If I was working with integers, I believe the shift method would be faster than pow, but since I have to convert the power of 2 into a float, is it more efficient?

(I also tried using the calculated values of pow(2,y) with a decimal point at the end of each, but I prefer to calculate them in the program (again not sure which is faster, particularly since it is repeated so many times). Would it be better to just declare them as constants (floating point) at the beginning of main(), or even #define them?

Thanks
Tom


Comments

  • C has a very good optimizer, so anything you code that can be evaluated to a constant probably will be. In this case, all the pow() calls with constant inputs will very likely be replaced with their result. The same would happen with your (float)(1<<17) versions, so in your case, neither is faster.

    If the arguments were variable, the shift then cast to float version would be significantly faster. Using pow() involves several steps internally, I think converting the inputs to their base-2 log values, multiplying, then converting back using exp. It's expensive. Casting to float, by comparison, is pretty cheap.
  • I think Jason covered it pretty well. I'll also note that if you do have to calculate floating point powers of two at run time, the most efficient function is ldexp; it would be even faster than shift + convert. ldexp(x, n), where x is a double and n is an integer, calculates x * 2^n, so for example ldexp(1.0, n) will be 2 to the n. It's very fast because internally floats are stored as a mantissa times a power of 2, so ldexp just has to manipulate the exponent part of the float.
  • Jason & Eric,
    Thanks for the information.
    Using the ldexp function could I just change the original equations to:
    
    dT=D2 - ldex(C[5],8);
    OFF= ldex(C[2],17) + dT*C[4]/pow(2,6);
    SENS= ldex(C[1],16) + dT*C[3]/pow(2,7);
    T=(2000 + (dT*C[6])/pow(2,23))/100;
    P=(((D1*SENS)/pow(2,21) - OFF)/pow(2,15))/100
    
    

    Can floating point variables (32bit on the prop) be used with ldexp or do they have to be doubles (64bit??)

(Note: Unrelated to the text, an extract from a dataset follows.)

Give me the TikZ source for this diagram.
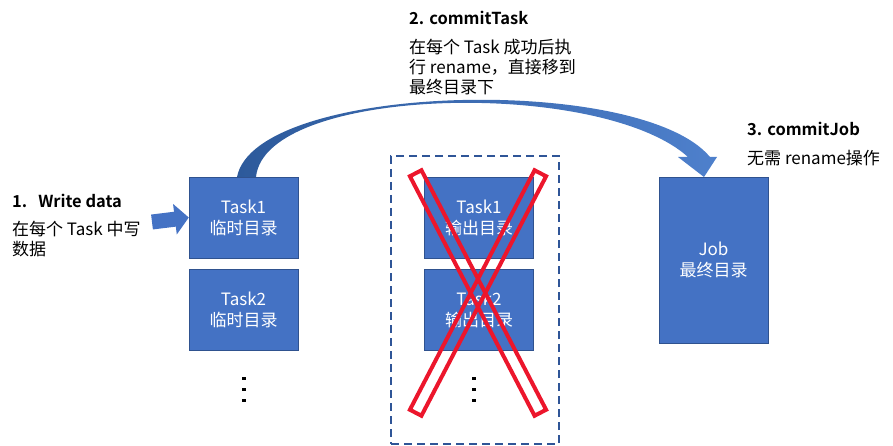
\documentclass[tikz,border=0pt]{standalone}
\usepackage{fontspec}
\setmainfont{Noto Sans CJK SC}[BoldFont={Noto Sans CJK SC Bold}]
\usetikzlibrary{positioning,arrows.meta}

\definecolor{boxblue}{RGB}{68,114,196}
\definecolor{boxedge}{RGB}{47,82,143}
\definecolor{dashblue}{RGB}{47,85,151}
\definecolor{arcdark}{RGB}{45,90,155}
\definecolor{arclight}{RGB}{78,128,204}
\definecolor{xred}{RGB}{236,22,44}

\begin{document}
\begin{tikzpicture}[x=1pt,y=-1pt,
    taskbox/.style={draw=boxedge, fill=boxblue, text=white, minimum width=109pt,
      minimum height=81pt, inner sep=0pt, align=center, font=\fontsize{17}{21}\selectfont},
    note/.style={inner sep=0pt, align=left, font=\fontsize{17}{20}\selectfont},
    title/.style={inner sep=0pt, anchor=west, font=\fontsize{16.5}{20}\selectfont\bfseries},
    crossbar/.style={draw=xred, line width=4pt, minimum width=270pt, minimum height=13pt, inner sep=0pt}]
    \useasboundingbox (0,0) rectangle (893,446);

    % temporary task directories
    \node[taskbox] (tmpA) at (243.5,217.5) {Task1\\临时目录};
    \node[taskbox, below=11pt of tmpA] (tmpB) {Task2\\临时目录};
    \foreach \y in {378,389,400}
      \fill (241.5,\y-1.5) rectangle (245.5,\y+1.5);

    % task output directories (not used)
    \node[draw=dashblue, line width=2pt, dash pattern=on 8pt off 5pt,
      minimum width=168pt, minimum height=288pt] (outFrame) at (475,300) {};
    \node[taskbox] (outA) at (479,217.5) {Task1\\输出目录};
    \node[taskbox, below=11pt of outA] (outB) {Task2\\输出目录};
    \foreach \y in {378,389,400}
      \fill (472,\y-1.5) rectangle (476,\y+1.5);
    \node[crossbar, rotate=62.5] (crossA) at (478,293) {};
    \node[crossbar, rotate=-62.5] (crossB) at (478,293) {};

    % final job directory
    \node[taskbox, minimum height=166pt] (jobDir) at (713.5,260) {Job\\最终目录};

    % 1. write data
    \node[title] (stepA) at (12,201) {1.\hspace{11pt}Write data};
    \node[note, anchor=north west] (stepAtxt) at (12,221) {在每个 Task 中写\\数据};
    \coordinate (wdStart) at (152,222);
    \draw[boxblue, line width=15pt, -{Triangle[length=14pt,width=30pt]}] (wdStart) -- (tmpA.west);

    % 2. commit task
    \node[title] (stepB) at (409,18) {2. commitTask};
    \node[note, anchor=north west] (stepBtxt) at (409,39) {在每个 Task 成功后执\\行 rename，直接移到\\最终目录下};
    \shade[left color=arcdark, right color=arclight]
      (237,177) .. controls (255,83) and (640,73) .. (710,157)
      -- (717,157) -- (704,177) -- (678,157) -- (688,157)
      .. controls (600,78) and (265,86) .. (256,177) -- cycle;

    % 3. commit job
    \node[title] (stepC) at (747,129) {3. commitJob};
    \node[note, anchor=west] (stepCtxt) at (747,158) {无需 rename操作};
\end{tikzpicture}
\end{document}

    Also when dividing by 2^n (for example in the second equation above) can I just use ldex(c[4],-6) ?

    Thanks
    Tom
  • Heater.Heater. Posts: 21,230
    Note that dividing a signed integer by 2^n is not the same as shifting.

    -1 / 2 results in 0

    -1 >> 2 results in -1
  • Yes, Tom, that looks approximately right (except the function is "ldexp", not "ldex"). Yes, you can replace "x/pow(2, 6)" with "ldexp(x, -6)". To use floats instead of doubles, use "ldexpf" (and in the original code you could have used "powf" instead of "pow" to work with floats). I checked and the compiler is smart enough to replace pow(2,8) with the appropriate floating point constant, so it's actually rather moot.

    Now, there is a huge caveat to all of this: while in theory ldexpf(x, n) could be faster than x * (float)(1<<n) (because it has less work to do) in practice it might not be: the floating point multiplication routine is heavily optimized assembly code, whereas ldexpf is implemented as a C function. So if you really care about squeezing every bit of performance out then you probably should time both ways of doing it and compare the results.

    In practice it may be more valuable to keep your code easy to read (which I think the pow version does), and leave the optimization to the compiler.
  • An interesting note on how good GCC's optimizer is: I wrote some sample code to verify that it would replace both pow(2,8) and (float)(1<<8) with constants. Here is the source code:
    #include <math.h>
    
    float f;
    
    void calc1()
    {
        f = f / powf(2, 8);
    }
    
    void calc2()
    {
        f = f / (float)(1<<8);
    }
    
    and here is the output assembly (obtained with "propeller-elf-gcc -Os -o foo.s -S foo.c"):
            .text
            .balign 4
            .global _calc2
    _calc2
            mov     __TMP0,#(2<<4)+14
            call    #__LMM_PUSHM
            mvi     r14,#_f
            mvi     r1,#998244352
            rdlong  r0, r14
            lcall   #___mulsf3
            wrlong  r0, r14
            mov     __TMP0,#(2<<4)+15
            call    #__LMM_POPRET
            '' never returns
            .balign 4
            .global _calc1
    _calc1
            brl     #_calc2
            .comm   _f,4,4
    
    Note that GCC was not only smart enough to calculate the constants at compile time, and convert the divide into a (faster) multiplication, it recognized that the two functions ended up being the same and converted "calc1" into a jump to calc2 in order to save space. (This is with gcc 6; gcc 4 performed all the constant folding and divide->multiply, but it still output two copies of the function.)

  • Why doesn't it put the _calc1 and _calc2 labels in the same place? The "brl #_calc2" is a waste.
  • It's possible for code to take the address of a function, and other code to test if it's the same address of another function. If the two functions were merged, the addresses would be identical even though the user believed they were different. It's a weird edge case, but without global knowledge, there's no way for the compiler to know if you've done that or not. Link-time code generators can do this kind of thing because they have that knowledge.